:: Given information
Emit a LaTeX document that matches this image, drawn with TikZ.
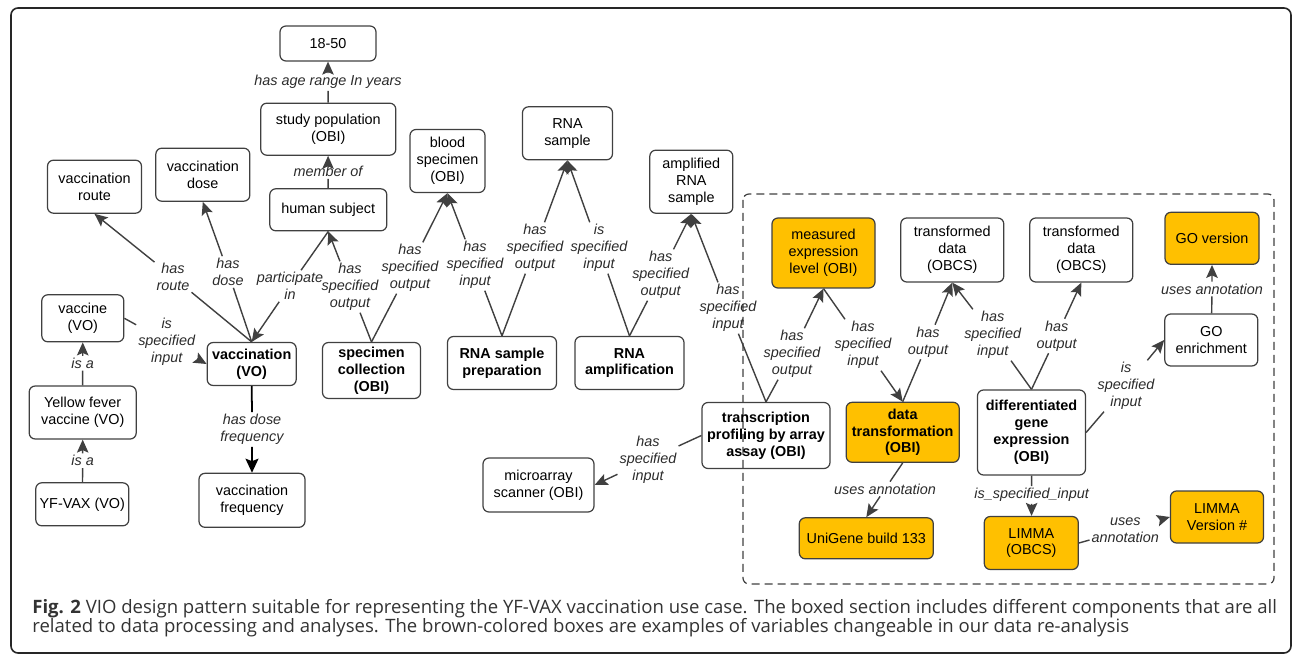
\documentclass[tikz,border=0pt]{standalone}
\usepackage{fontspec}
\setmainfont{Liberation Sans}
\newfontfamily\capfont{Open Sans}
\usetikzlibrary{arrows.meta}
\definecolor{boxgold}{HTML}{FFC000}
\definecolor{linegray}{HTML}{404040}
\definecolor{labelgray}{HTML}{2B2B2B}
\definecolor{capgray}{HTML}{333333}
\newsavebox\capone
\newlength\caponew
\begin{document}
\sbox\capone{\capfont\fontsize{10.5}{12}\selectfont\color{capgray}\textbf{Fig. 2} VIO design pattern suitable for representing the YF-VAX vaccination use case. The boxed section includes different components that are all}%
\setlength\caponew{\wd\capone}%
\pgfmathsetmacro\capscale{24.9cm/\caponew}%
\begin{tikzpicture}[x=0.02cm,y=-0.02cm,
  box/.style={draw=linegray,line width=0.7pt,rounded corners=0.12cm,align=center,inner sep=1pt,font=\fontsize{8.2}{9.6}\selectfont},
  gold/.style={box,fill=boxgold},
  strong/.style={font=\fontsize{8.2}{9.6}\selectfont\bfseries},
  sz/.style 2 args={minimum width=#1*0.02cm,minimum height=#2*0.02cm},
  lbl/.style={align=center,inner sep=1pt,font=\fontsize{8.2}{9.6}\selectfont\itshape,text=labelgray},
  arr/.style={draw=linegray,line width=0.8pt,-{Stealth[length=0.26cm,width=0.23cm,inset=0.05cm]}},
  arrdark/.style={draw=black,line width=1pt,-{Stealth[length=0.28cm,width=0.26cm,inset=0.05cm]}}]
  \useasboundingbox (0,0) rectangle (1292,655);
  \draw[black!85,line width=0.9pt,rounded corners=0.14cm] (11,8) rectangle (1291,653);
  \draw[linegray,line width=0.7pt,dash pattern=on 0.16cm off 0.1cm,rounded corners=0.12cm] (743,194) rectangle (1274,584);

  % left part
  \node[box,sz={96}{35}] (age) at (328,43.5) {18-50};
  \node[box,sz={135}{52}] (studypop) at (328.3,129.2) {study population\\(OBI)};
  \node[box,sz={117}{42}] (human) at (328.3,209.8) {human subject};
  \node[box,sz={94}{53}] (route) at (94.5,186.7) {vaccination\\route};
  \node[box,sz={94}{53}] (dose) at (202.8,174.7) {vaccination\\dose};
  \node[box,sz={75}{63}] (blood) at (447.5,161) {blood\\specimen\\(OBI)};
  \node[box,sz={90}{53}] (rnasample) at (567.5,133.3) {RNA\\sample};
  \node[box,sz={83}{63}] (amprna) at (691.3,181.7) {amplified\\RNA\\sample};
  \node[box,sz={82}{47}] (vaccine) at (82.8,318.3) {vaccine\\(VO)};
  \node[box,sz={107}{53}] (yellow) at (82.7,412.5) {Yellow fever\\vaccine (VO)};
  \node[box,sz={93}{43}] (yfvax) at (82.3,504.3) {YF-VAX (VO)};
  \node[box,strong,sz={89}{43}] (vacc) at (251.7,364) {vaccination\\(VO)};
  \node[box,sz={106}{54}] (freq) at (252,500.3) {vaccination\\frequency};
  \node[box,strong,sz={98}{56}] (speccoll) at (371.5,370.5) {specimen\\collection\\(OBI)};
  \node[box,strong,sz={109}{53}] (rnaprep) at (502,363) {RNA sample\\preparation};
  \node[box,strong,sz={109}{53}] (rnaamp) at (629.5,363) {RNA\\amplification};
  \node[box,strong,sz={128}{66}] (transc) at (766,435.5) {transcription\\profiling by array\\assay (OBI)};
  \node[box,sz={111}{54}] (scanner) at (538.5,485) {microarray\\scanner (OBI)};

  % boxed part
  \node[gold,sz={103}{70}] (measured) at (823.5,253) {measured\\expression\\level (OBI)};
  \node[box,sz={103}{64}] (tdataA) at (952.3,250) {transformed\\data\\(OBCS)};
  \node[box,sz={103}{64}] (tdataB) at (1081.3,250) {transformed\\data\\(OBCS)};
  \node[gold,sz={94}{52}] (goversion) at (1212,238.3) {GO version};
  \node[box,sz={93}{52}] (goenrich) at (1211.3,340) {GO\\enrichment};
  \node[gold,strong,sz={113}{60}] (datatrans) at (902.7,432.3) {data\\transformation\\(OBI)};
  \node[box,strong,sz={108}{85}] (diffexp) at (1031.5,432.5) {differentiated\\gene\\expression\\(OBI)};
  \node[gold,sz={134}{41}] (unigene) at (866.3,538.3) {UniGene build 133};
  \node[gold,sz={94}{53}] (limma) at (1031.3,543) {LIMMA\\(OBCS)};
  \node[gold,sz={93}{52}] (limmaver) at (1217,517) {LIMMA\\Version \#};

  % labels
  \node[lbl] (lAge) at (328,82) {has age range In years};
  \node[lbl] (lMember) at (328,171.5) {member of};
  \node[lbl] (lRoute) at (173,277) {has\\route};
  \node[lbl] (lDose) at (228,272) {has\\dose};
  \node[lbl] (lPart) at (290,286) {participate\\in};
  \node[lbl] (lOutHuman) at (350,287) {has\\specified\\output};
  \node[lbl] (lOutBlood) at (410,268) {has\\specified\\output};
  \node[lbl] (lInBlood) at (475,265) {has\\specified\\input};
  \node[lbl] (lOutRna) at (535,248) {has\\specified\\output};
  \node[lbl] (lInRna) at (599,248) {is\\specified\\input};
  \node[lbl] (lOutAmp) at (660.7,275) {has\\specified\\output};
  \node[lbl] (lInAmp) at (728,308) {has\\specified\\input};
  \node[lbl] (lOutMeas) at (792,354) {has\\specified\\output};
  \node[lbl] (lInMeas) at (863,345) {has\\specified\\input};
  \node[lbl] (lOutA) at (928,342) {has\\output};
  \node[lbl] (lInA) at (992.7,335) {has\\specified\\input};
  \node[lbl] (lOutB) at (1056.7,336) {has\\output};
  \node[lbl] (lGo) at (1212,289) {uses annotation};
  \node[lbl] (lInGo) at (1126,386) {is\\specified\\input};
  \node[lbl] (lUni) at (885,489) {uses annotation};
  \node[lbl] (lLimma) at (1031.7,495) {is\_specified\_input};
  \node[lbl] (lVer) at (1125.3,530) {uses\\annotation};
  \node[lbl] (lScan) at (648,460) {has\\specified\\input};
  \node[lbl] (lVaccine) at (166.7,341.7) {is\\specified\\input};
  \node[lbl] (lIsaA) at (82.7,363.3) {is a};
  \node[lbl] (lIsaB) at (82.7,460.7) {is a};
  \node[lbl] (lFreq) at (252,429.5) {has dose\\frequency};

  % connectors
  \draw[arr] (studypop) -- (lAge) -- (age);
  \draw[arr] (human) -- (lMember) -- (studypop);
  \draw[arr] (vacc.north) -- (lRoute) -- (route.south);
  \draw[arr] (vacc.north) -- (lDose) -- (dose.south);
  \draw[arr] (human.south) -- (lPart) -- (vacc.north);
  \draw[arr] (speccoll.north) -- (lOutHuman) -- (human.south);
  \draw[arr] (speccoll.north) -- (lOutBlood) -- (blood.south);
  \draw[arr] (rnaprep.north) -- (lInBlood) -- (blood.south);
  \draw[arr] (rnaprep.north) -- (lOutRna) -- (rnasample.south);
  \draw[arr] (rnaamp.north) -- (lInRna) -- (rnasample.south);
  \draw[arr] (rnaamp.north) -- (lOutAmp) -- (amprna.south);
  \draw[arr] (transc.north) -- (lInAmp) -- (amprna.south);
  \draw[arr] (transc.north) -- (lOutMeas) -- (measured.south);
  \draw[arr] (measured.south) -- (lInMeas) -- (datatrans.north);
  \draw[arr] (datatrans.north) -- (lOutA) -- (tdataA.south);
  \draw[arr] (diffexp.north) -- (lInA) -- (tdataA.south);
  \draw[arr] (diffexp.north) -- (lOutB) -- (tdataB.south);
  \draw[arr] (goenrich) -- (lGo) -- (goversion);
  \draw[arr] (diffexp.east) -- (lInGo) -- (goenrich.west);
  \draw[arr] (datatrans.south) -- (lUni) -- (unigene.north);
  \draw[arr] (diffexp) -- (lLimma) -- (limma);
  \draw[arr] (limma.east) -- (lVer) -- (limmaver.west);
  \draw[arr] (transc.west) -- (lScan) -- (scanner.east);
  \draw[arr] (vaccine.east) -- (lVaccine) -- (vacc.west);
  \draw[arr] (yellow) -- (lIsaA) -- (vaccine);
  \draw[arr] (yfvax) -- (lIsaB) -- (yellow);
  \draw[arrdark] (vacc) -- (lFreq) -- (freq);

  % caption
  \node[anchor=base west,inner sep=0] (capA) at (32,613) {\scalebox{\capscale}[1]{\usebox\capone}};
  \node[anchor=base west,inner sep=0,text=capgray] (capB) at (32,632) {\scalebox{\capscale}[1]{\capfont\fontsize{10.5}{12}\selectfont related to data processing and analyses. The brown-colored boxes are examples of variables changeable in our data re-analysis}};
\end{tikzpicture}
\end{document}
::::
What is expected: Look for lines containing the string "that" and copy them all.

Expected answer:
Emit a LaTeX document that matches this image, drawn with TikZ.
\sbox\capone{\capfont\fontsize{10.5}{12}\selectfont\color{capgray}\textbf{Fig. 2} VIO design pattern suitable for representing the YF-VAX vaccination use case. The boxed section includes different components that are all}%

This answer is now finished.